··· Data section ···
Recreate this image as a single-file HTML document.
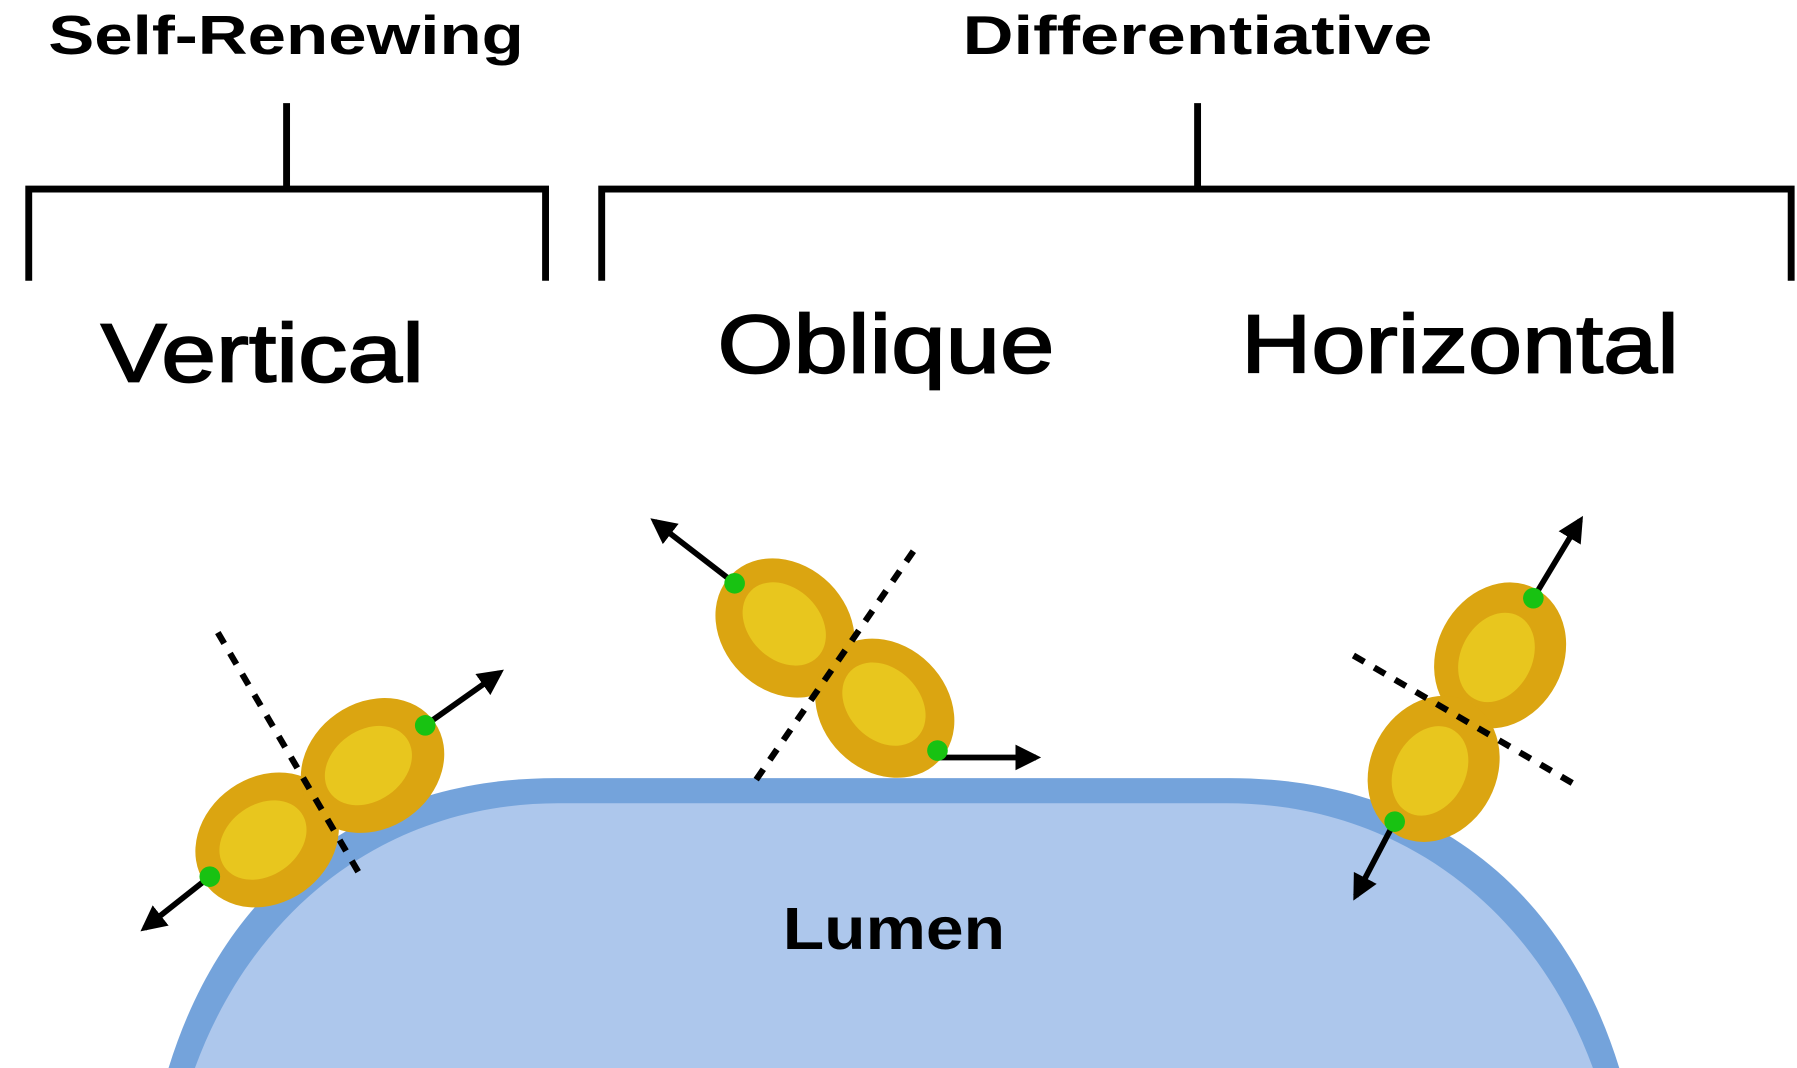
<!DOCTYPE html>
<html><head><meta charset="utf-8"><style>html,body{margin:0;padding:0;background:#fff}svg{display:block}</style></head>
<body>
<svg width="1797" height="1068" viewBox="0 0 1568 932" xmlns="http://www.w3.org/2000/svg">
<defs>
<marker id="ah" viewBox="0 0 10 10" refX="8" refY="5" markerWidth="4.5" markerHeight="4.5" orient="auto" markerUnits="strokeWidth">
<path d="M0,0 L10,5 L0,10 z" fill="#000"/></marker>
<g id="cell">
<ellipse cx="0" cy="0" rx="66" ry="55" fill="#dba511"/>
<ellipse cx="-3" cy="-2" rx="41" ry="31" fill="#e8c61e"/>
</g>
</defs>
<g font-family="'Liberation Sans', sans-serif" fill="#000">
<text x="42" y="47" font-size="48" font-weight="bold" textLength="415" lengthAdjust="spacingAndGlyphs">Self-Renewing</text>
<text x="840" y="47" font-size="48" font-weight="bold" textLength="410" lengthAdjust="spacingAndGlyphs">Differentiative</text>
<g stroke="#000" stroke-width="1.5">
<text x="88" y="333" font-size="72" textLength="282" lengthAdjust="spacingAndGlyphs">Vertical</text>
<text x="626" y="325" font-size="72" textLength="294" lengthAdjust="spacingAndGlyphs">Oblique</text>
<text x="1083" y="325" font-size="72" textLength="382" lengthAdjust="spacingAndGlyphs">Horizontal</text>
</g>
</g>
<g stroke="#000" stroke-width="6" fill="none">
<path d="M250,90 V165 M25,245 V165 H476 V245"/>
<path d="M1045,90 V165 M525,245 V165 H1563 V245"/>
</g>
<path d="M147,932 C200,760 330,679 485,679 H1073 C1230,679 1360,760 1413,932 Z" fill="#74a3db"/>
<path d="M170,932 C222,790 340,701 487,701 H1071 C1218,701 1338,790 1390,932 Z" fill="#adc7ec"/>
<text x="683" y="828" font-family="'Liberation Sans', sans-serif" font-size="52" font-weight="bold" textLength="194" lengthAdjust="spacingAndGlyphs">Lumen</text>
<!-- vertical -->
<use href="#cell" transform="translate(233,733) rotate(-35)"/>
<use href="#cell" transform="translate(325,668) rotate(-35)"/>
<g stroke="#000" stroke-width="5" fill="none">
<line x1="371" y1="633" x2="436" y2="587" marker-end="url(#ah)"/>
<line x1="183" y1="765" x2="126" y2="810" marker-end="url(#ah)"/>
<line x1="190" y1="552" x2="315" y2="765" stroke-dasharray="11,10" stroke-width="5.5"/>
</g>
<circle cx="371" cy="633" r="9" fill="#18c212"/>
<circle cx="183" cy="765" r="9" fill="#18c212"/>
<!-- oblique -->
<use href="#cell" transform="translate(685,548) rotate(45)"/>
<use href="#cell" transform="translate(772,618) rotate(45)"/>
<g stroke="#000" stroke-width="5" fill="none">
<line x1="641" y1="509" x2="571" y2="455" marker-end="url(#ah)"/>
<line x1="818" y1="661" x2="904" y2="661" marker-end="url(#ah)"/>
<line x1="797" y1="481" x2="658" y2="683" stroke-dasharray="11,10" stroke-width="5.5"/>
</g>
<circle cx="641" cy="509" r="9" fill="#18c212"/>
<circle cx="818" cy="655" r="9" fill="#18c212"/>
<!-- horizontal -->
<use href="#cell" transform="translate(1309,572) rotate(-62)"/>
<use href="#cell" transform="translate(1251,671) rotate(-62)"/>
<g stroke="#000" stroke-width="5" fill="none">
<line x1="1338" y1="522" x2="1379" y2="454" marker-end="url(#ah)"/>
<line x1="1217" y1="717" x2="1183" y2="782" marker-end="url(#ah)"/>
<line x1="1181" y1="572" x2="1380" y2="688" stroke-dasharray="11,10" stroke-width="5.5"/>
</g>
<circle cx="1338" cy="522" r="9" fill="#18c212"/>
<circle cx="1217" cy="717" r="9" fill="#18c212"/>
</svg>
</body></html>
···
Every line of text is to be repeated exactly; pictures are left out.

Recreate this image as a single-file HTML document.
<!DOCTYPE html>
<html><head><meta charset="utf-8"><style>html,body{margin:0;padding:0;background:#fff}svg{display:block}</style></head>
<body>
<svg width="1797" height="1068" viewBox="0 0 1568 932" xmlns="http://www.w3.org/2000/svg">
<defs>
<marker id="ah" viewBox="0 0 10 10" refX="8" refY="5" markerWidth="4.5" markerHeight="4.5" orient="auto" markerUnits="strokeWidth">
<path d="M0,0 L10,5 L0,10 z" fill="#000"/></marker>
<g id="cell">
<ellipse cx="0" cy="0" rx="66" ry="55" fill="#dba511"/>
<ellipse cx="-3" cy="-2" rx="41" ry="31" fill="#e8c61e"/>
</g>
</defs>
<g font-family="'Liberation Sans', sans-serif" fill="#000">
<text x="42" y="47" font-size="48" font-weight="bold" textLength="415" lengthAdjust="spacingAndGlyphs">Self-Renewing</text>
<text x="840" y="47" font-size="48" font-weight="bold" textLength="410" lengthAdjust="spacingAndGlyphs">Differentiative</text>
<g stroke="#000" stroke-width="1.5">
<text x="88" y="333" font-size="72" textLength="282" lengthAdjust="spacingAndGlyphs">Vertical</text>
<text x="626" y="325" font-size="72" textLength="294" lengthAdjust="spacingAndGlyphs">Oblique</text>
<text x="1083" y="325" font-size="72" textLength="382" lengthAdjust="spacingAndGlyphs">Horizontal</text>
</g>
</g>
<g stroke="#000" stroke-width="6" fill="none">
<path d="M250,90 V165 M25,245 V165 H476 V245"/>
<path d="M1045,90 V165 M525,245 V165 H1563 V245"/>
</g>
<path d="M147,932 C200,760 330,679 485,679 H1073 C1230,679 1360,760 1413,932 Z" fill="#74a3db"/>
<path d="M170,932 C222,790 340,701 487,701 H1071 C1218,701 1338,790 1390,932 Z" fill="#adc7ec"/>
<text x="683" y="828" font-family="'Liberation Sans', sans-serif" font-size="52" font-weight="bold" textLength="194" lengthAdjust="spacingAndGlyphs">Lumen</text>
<!-- vertical -->
<use href="#cell" transform="translate(233,733) rotate(-35)"/>
<use href="#cell" transform="translate(325,668) rotate(-35)"/>
<g stroke="#000" stroke-width="5" fill="none">
<line x1="371" y1="633" x2="436" y2="587" marker-end="url(#ah)"/>
<line x1="183" y1="765" x2="126" y2="810" marker-end="url(#ah)"/>
<line x1="190" y1="552" x2="315" y2="765" stroke-dasharray="11,10" stroke-width="5.5"/>
</g>
<circle cx="371" cy="633" r="9" fill="#18c212"/>
<circle cx="183" cy="765" r="9" fill="#18c212"/>
<!-- oblique -->
<use href="#cell" transform="translate(685,548) rotate(45)"/>
<use href="#cell" transform="translate(772,618) rotate(45)"/>
<g stroke="#000" stroke-width="5" fill="none">
<line x1="641" y1="509" x2="571" y2="455" marker-end="url(#ah)"/>
<line x1="818" y1="661" x2="904" y2="661" marker-end="url(#ah)"/>
<line x1="797" y1="481" x2="658" y2="683" stroke-dasharray="11,10" stroke-width="5.5"/>
</g>
<circle cx="641" cy="509" r="9" fill="#18c212"/>
<circle cx="818" cy="655" r="9" fill="#18c212"/>
<!-- horizontal -->
<use href="#cell" transform="translate(1309,572) rotate(-62)"/>
<use href="#cell" transform="translate(1251,671) rotate(-62)"/>
<g stroke="#000" stroke-width="5" fill="none">
<line x1="1338" y1="522" x2="1379" y2="454" marker-end="url(#ah)"/>
<line x1="1217" y1="717" x2="1183" y2="782" marker-end="url(#ah)"/>
<line x1="1181" y1="572" x2="1380" y2="688" stroke-dasharray="11,10" stroke-width="5.5"/>
</g>
<circle cx="1338" cy="522" r="9" fill="#18c212"/>
<circle cx="1217" cy="717" r="9" fill="#18c212"/>
</svg>
</body></html>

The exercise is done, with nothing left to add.